Comparison of neighbor-joining phylogenies inferred from data for aligned 391-bp fragments of phzF (A) and 1,440-bp fragments of rrs (B) of Pseudomonas spp. In addition to sequences from phenazine-producing strains, the data set used to infer the 16S rRNA gene phylogeny included sequences from type strains of the P. chlororaphis (PC), P. fluorescens (PF), P. syringae (PSy), P. putida (PP), P. aeruginosa (PA), and P. stutzeri (PSt) species complexes as defined by Anzai et al. (4). Indels were ignored in the analysis, and evolutionary distances were estimated using the Kimura two-parameter model of nucleotide substitution. Bootstrap values greater than 60% are indicated at the nodes, and scale bars indicate substitutions per site. The branch lengths are proportional to the amount of evolutionary change. Sequences of phzF retrieved from the GenBank database and sequences generated in this study are indicated by open and filled circles, respectively. Phenazine-producing species used for further phylogenetic analyses are indicated by bold type.
FIG. 2.
FIG. 2.
Neighbor-joining phylogenies inferred from data for rrs sequences of Burkholderia spp. (A) and recA genes of the B. cepacia species complex (B). Indels were ignored, and the data sets used for analysis of rrs and recA contained 1,307 and 561 characters, respectively. Evolutionary distances were estimated using the Kimura two-parameter model of nucleotide substitution.
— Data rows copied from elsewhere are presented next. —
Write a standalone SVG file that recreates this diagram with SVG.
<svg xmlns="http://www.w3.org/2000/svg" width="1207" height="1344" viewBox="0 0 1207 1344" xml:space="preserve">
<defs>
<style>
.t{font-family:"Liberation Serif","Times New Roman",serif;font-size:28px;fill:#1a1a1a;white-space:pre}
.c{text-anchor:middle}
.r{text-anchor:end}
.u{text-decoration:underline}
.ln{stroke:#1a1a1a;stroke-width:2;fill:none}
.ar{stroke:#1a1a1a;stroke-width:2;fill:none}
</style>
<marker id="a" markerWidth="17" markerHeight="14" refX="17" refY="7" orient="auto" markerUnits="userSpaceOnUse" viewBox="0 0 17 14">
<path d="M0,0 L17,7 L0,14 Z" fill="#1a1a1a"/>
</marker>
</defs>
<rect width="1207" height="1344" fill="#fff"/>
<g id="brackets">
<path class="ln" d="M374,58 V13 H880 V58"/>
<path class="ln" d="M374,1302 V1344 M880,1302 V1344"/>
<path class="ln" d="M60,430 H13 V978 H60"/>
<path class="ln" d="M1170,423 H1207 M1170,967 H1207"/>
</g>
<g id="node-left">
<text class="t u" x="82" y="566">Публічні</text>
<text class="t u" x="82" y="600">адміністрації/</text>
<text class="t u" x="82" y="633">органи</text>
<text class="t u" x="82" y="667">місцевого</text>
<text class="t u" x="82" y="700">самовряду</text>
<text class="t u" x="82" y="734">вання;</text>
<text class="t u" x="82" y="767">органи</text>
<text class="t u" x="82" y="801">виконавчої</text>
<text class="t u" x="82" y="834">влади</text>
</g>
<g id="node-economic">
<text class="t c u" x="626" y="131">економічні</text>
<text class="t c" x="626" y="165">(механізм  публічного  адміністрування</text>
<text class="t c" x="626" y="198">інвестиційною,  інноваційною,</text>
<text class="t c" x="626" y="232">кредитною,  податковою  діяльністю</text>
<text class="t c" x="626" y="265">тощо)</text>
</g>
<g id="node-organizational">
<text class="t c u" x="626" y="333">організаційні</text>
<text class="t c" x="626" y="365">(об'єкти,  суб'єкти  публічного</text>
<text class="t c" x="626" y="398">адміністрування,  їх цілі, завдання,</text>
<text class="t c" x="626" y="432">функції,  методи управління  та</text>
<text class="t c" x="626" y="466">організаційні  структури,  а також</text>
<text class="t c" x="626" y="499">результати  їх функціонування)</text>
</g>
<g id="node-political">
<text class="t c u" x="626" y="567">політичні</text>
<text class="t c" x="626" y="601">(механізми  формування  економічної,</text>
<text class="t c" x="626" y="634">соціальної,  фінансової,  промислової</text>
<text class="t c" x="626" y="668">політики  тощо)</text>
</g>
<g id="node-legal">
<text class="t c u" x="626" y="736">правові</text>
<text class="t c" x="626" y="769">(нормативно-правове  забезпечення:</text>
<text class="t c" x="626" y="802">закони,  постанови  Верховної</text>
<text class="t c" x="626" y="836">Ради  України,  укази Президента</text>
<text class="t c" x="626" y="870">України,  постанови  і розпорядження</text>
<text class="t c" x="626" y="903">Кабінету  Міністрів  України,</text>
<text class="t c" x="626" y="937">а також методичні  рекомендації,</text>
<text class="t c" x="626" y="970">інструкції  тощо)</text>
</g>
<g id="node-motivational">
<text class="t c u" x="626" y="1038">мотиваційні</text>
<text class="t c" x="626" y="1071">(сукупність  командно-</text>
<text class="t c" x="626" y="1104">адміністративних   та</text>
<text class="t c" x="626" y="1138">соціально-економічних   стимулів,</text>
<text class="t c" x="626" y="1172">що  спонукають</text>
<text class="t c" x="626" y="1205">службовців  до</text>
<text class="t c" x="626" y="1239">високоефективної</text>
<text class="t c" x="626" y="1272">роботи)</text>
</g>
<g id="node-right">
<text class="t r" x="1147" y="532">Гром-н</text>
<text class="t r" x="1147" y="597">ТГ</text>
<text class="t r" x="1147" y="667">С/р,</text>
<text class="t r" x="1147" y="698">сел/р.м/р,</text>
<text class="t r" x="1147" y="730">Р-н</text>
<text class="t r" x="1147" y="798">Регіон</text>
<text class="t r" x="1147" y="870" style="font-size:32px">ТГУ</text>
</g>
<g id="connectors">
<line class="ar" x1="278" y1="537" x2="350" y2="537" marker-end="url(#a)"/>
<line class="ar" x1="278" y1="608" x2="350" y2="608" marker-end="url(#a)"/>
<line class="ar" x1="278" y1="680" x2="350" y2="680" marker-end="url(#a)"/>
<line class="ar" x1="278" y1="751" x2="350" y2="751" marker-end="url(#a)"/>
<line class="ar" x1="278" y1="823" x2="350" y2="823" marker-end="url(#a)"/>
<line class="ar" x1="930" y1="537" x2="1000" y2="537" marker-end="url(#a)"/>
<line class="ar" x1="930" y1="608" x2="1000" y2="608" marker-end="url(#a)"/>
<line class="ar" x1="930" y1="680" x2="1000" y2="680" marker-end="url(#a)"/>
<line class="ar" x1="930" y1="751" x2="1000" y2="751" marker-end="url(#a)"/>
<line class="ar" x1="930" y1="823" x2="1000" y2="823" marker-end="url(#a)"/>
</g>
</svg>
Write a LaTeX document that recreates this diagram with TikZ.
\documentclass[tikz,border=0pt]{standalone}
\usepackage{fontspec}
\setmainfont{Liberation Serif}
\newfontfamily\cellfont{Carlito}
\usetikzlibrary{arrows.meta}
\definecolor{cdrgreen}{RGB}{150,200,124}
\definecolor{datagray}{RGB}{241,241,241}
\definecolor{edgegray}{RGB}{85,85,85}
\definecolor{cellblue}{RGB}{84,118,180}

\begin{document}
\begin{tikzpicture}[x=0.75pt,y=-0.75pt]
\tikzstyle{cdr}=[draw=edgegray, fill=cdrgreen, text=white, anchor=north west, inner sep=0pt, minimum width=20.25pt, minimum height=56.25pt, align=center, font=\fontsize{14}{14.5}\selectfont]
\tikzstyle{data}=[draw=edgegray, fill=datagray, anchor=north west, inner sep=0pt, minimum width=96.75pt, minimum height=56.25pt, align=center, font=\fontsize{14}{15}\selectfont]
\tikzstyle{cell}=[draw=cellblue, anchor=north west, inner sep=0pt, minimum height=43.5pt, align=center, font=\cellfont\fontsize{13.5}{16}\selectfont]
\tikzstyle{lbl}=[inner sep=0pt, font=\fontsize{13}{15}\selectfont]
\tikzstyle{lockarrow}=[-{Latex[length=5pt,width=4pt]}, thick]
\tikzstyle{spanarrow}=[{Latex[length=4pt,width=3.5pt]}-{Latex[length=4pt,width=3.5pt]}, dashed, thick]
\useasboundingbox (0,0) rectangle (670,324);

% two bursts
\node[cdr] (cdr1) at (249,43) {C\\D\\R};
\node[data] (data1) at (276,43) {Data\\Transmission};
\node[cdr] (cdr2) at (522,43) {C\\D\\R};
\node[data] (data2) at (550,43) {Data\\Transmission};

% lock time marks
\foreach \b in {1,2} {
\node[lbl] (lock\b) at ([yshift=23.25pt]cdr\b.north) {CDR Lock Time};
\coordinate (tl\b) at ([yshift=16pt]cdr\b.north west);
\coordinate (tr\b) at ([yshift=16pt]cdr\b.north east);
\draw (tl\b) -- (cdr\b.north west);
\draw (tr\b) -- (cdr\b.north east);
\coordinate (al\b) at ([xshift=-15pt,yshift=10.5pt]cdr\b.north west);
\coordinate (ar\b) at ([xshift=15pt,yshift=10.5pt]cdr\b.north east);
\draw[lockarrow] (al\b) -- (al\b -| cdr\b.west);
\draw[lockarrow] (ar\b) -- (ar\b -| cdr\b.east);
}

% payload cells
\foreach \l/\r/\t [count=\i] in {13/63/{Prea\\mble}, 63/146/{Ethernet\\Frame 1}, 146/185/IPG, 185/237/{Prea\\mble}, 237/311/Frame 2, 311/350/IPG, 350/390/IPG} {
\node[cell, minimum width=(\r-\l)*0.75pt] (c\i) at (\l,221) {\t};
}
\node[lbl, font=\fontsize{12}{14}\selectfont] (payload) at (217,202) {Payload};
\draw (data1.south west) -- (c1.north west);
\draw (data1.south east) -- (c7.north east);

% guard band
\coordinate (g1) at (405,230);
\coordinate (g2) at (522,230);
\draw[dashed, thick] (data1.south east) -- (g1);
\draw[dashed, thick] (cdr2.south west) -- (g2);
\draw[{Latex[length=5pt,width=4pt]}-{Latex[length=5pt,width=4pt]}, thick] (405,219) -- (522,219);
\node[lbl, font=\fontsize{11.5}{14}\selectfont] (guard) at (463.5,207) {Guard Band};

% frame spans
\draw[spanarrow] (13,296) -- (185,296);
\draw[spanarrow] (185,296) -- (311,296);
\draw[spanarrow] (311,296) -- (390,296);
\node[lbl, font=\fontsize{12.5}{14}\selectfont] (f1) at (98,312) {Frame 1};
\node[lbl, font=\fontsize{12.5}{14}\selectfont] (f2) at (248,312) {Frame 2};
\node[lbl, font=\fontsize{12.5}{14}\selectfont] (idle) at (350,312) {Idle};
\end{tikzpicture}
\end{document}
Bootstrap values greater than 60% are indicated at the nodes, and the scale bar indicates 0.005 substitution per site. The branch lengths are proportional to the amount of evolutionary change. Phenazine-producing strains are indicated by bold type. Open circles indicate species whose genomes have been sequenced.
FIG. 3.
FIG. 3.
Comparison of neighbor-joining phylogenies inferred from data for phzF (A) and concatenated housekeeping genes (rrs, recA, rpoB, atpD, and gyrB) (B) of the core set of phenazine-producing species. Indels were ignored in the analysis, and the phzF and concatenated housekeeping gene data sets contained 378 and 4,286 characters, respectively. Evolutionary distances were estimated using the Kimura two-parameter model of nucleotide substitution. The reproducibility of clades was assessed by bootstrap resampling with 1,000 pseudoreplicates, and bootstrap values greater than 60% are indicated at the nodes. The branch lengths are proportional to the amount of evolutionary change. The scale bars indicate substitution per site. Nodes with nearly identical sequences were collapsed. The phzF alleles originating from rhizosphere DNA are indicated by solid diamonds followed by a digit corresponding to the number of sequences in the collapsed node followed by a letter(s) indicating the crop (SW, spring wheat; WW, winter wheat; B, barley; AA, alfalfa) from which rhizosphere DNA was extracted. Shading indicates sequences that did not cluster similarly in the two trees. Bold type indicates organisms that were used for maximum likelihood and Bayesian analyses.
FIG. 4.
FIG. 4.
Organization of the phenazine biosynthesis loci in different bacterial species (A) and physical maps of putative composite phenazine transposons from Burkholderia spp. (B). Genes and their orientations are indicated by arrows. Homologous genes in P. fluorescens 2-79 (44), P. chlororaphis 30-84 (44, 50), P. chlororaphis PCL1391 (14), Pseudomonas sp. CMR12a (M. Höfte, personal communication), P. aeruginosa PAO1 (59), P. atrosepticum SCRI1043 (7), P. agglomerans Eh1087 (21), B. lata 383, B. glumae BGR-1, B. linens BL2, N. dassonvillei subsp. dassonvillei DSM43111, S. cinnamonensis DMS1042 (24), and S. anulatus LU9663 (55) are indicated by arrows that are the same color, whereas unique species-specific genes are indicated by open arrows. For sequenced genomes, locus tags are indicated using a code; e.g., the locus tag for the phzB homologue of B. lata 383 is Bcep18194_B1568. In panel A, the sizes of genes and intergenic regions are not to scale, and the arrows with bold outlines indicate known or putative phenazine transport genes. In panel B, the open arrows represent intact and inactive (indicated by asterisks) transposase genes, and the rectangles indicate putative left (LE) and right (RE) transposon ends.